--- START ---

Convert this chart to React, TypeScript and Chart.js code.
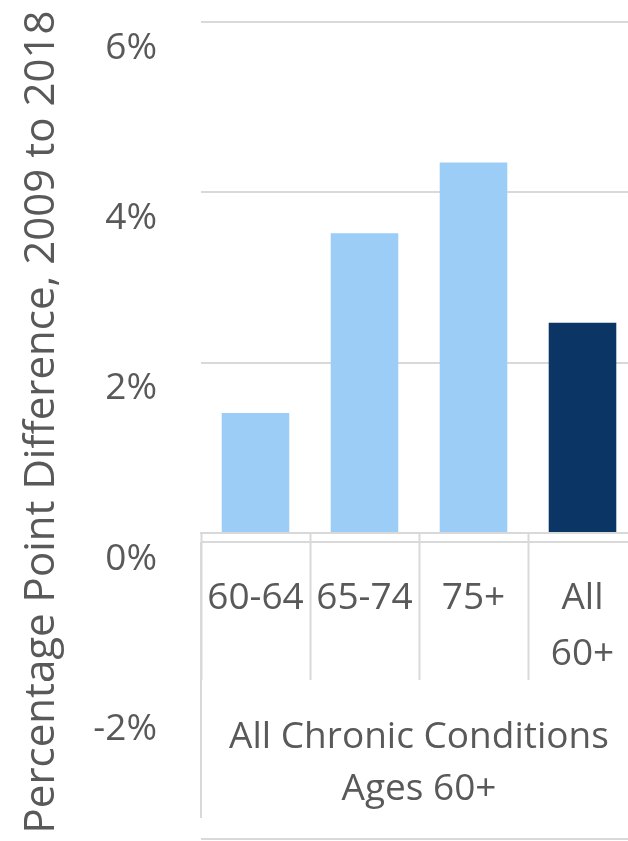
import React, { useEffect, useRef } from "react";
import { Chart, registerables } from "chart.js";

Chart.register(...registerables);

const CATEGORIES: string[][] = [["60-64"], ["65-74"], ["75+"], ["All", "60+"]];
const VALUES: number[] = [1.41, 3.52, 4.35, 2.47];
const BAR_COLORS: string[] = ["#9BCDF6", "#9BCDF6", "#9BCDF6", "#0B3565"];
const Y_TICKS: number[] = [-2, 0, 2, 4, 6];
const Y_TITLE = "Percentage Point Difference, 2009 to 2018";
const GROUP_LABEL: string[] = ["All Chronic Conditions", "Ages 60+"];

const FONT = '"Open Sans", sans-serif';
const TEXT = "#595959";
const GRID = "#D9D9D9";

const decorPlugin = {
  id: "decor",
  afterDraw(chart: any) {
    const { ctx, chartArea } = chart;
    const xs = chart.scales.x;
    const b = chartArea.bottom;
    const l = Math.round(chartArea.left);
    ctx.save();
    ctx.strokeStyle = GRID;
    ctx.lineWidth = 2;
    ctx.beginPath();
    ctx.moveTo(chartArea.left, b + 9);
    ctx.lineTo(chartArea.right, b + 9);
    ctx.moveTo(l, b + 9);
    ctx.lineTo(l, b + 285);
    ctx.moveTo(chartArea.left, xs.bottom - 2);
    ctx.lineTo(chartArea.right, xs.bottom - 2);
    ctx.stroke();
    // y axis title
    ctx.fillStyle = TEXT;
    ctx.font = `42px ${FONT}`;
    ctx.textAlign = "center";
    ctx.textBaseline = "middle";
    ctx.translate(42, 422);
    ctx.rotate(-Math.PI / 2);
    ctx.fillText(Y_TITLE, 0, 0);
    ctx.restore();
  },
};

export default function App() {
  const ref = useRef<HTMLCanvasElement | null>(null);
  useEffect(() => {
    if (!ref.current) return;
    const chart = new Chart(ref.current, {
      type: "bar",
      data: {
        labels: CATEGORIES,
        datasets: [
          {
            data: VALUES,
            backgroundColor: BAR_COLORS,
            borderWidth: 0,
            barPercentage: 0.62,
            categoryPercentage: 1,
          },
        ],
      },
      options: {
        animation: false,
        responsive: true,
        maintainAspectRatio: false,
        layout: { padding: { top: 22, right: 3, bottom: 0, left: 0 } },
        plugins: {
          legend: { display: false },
          tooltip: { enabled: false },
          title: { display: false },
        },
        scales: {
          x: {
            offset: true,
            grid: {
              offset: true,
              drawOnChartArea: false,
              drawTicks: true,
              tickLength: 147,
              tickColor: GRID,
              tickWidth: 2,
              color: GRID,
            },
            border: { display: true, color: GRID, width: 2 },
            ticks: {
              autoSkip: false,
              maxRotation: 0,
              minRotation: 0,
              padding: -110,
              color: TEXT,
              font: { family: FONT, size: 37, lineHeight: 1.52 },
            },
            title: {
              display: true,
              text: GROUP_LABEL,
              color: TEXT,
              font: { family: FONT, size: 37, lineHeight: 1.4 },
              padding: { top: 0, bottom: 26 },
            },
            afterFit(scale: any) {
              scale.height = 308;
            },
          },
          y: {
            min: 0,
            max: 6,
            afterBuildTicks(scale: any) {
              scale.ticks = Y_TICKS.map((v) => ({ value: v }));
            },
            afterFit(scale: any) {
              scale.width = 201;
            },
            grid: {
              color: (c: any) => (c.tick && c.tick.value < 0 ? "rgba(0,0,0,0)" : GRID),
              lineWidth: 2,
              drawTicks: true,
              tickLength: 44,
              tickColor: "rgba(0,0,0,0)",
            },
            border: { display: false },
            ticks: {
              padding: 0,
              labelOffset: 26,
              color: TEXT,
              font: { family: FONT, size: 37, lineHeight: 1 },
              callback: (v: any) => `${v}%`,
            },
          },
        },
      },
      plugins: [decorPlugin],
    });
    return () => chart.destroy();
  }, []);

  return (
    <div
      style={{
        position: "absolute",
        left: 0,
        top: 0,
        width: 628,
        height: 841,
        overflow: "hidden",
        background: "#fff",
      }}
    >
      <div style={{ position: "relative", width: 640, height: 841 }}>
        <canvas ref={ref} />
      </div>
    </div>
  );
}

--- END ---

◆ Given instruction ◆
Reproduce the material word for word, minus the images.

◆ Result below ◆
Convert this chart to React, TypeScript and Chart.js code.
import React, { useEffect, useRef } from "react";
import { Chart, registerables } from "chart.js";

Chart.register(...registerables);

const CATEGORIES: string[][] = [["60-64"], ["65-74"], ["75+"], ["All", "60+"]];
const VALUES: number[] = [1.41, 3.52, 4.35, 2.47];
const BAR_COLORS: string[] = ["#9BCDF6", "#9BCDF6", "#9BCDF6", "#0B3565"];
const Y_TICKS: number[] = [-2, 0, 2, 4, 6];
const Y_TITLE = "Percentage Point Difference, 2009 to 2018";
const GROUP_LABEL: string[] = ["All Chronic Conditions", "Ages 60+"];

const FONT = '"Open Sans", sans-serif';
const TEXT = "#595959";
const GRID = "#D9D9D9";

const decorPlugin = {
  id: "decor",
  afterDraw(chart: any) {
    const { ctx, chartArea } = chart;
    const xs = chart.scales.x;
    const b = chartArea.bottom;
    const l = Math.round(chartArea.left);
    ctx.save();
    ctx.strokeStyle = GRID;
    ctx.lineWidth = 2;
    ctx.beginPath();
    ctx.moveTo(chartArea.left, b + 9);
    ctx.lineTo(chartArea.right, b + 9);
    ctx.moveTo(l, b + 9);
    ctx.lineTo(l, b + 285);
    ctx.moveTo(chartArea.left, xs.bottom - 2);
    ctx.lineTo(chartArea.right, xs.bottom - 2);
    ctx.stroke();
    // y axis title
    ctx.fillStyle = TEXT;
    ctx.font = `42px ${FONT}`;
    ctx.textAlign = "center";
    ctx.textBaseline = "middle";
    ctx.translate(42, 422);
    ctx.rotate(-Math.PI / 2);
    ctx.fillText(Y_TITLE, 0, 0);
    ctx.restore();
  },
};

export default function App() {
  const ref = useRef<HTMLCanvasElement | null>(null);
  useEffect(() => {
    if (!ref.current) return;
    const chart = new Chart(ref.current, {
      type: "bar",
      data: {
        labels: CATEGORIES,
        datasets: [
          {
            data: VALUES,
            backgroundColor: BAR_COLORS,
            borderWidth: 0,
            barPercentage: 0.62,
            categoryPercentage: 1,
          },
        ],
      },
      options: {
        animation: false,
        responsive: true,
        maintainAspectRatio: false,
        layout: { padding: { top: 22, right: 3, bottom: 0, left: 0 } },
        plugins: {
          legend: { display: false },
          tooltip: { enabled: false },
          title: { display: false },
        },
        scales: {
          x: {
            offset: true,
            grid: {
              offset: true,
              drawOnChartArea: false,
              drawTicks: true,
              tickLength: 147,
              tickColor: GRID,
              tickWidth: 2,
              color: GRID,
            },
            border: { display: true, color: GRID, width: 2 },
            ticks: {
              autoSkip: false,
              maxRotation: 0,
              minRotation: 0,
              padding: -110,
              color: TEXT,
              font: { family: FONT, size: 37, lineHeight: 1.52 },
            },
            title: {
              display: true,
              text: GROUP_LABEL,
              color: TEXT,
              font: { family: FONT, size: 37, lineHeight: 1.4 },
              padding: { top: 0, bottom: 26 },
            },
            afterFit(scale: any) {
              scale.height = 308;
            },
          },
          y: {
            min: 0,
            max: 6,
            afterBuildTicks(scale: any) {
              scale.ticks = Y_TICKS.map((v) => ({ value: v }));
            },
            afterFit(scale: any) {
              scale.width = 201;
            },
            grid: {
              color: (c: any) => (c.tick && c.tick.value < 0 ? "rgba(0,0,0,0)" : GRID),
              lineWidth: 2,
              drawTicks: true,
              tickLength: 44,
              tickColor: "rgba(0,0,0,0)",
            },
            border: { display: false },
            ticks: {
              padding: 0,
              labelOffset: 26,
              color: TEXT,
              font: { family: FONT, size: 37, lineHeight: 1 },
              callback: (v: any) => `${v}%`,
            },
          },
        },
      },
      plugins: [decorPlugin],
    });
    return () => chart.destroy();
  }, []);

  return (
    <div
      style={{
        position: "absolute",
        left: 0,
        top: 0,
        width: 628,
        height: 841,
        overflow: "hidden",
        background: "#fff",
      }}
    >
      <div style={{ position: "relative", width: 640, height: 841 }}>
        <canvas ref={ref} />
      </div>
    </div>
  );
}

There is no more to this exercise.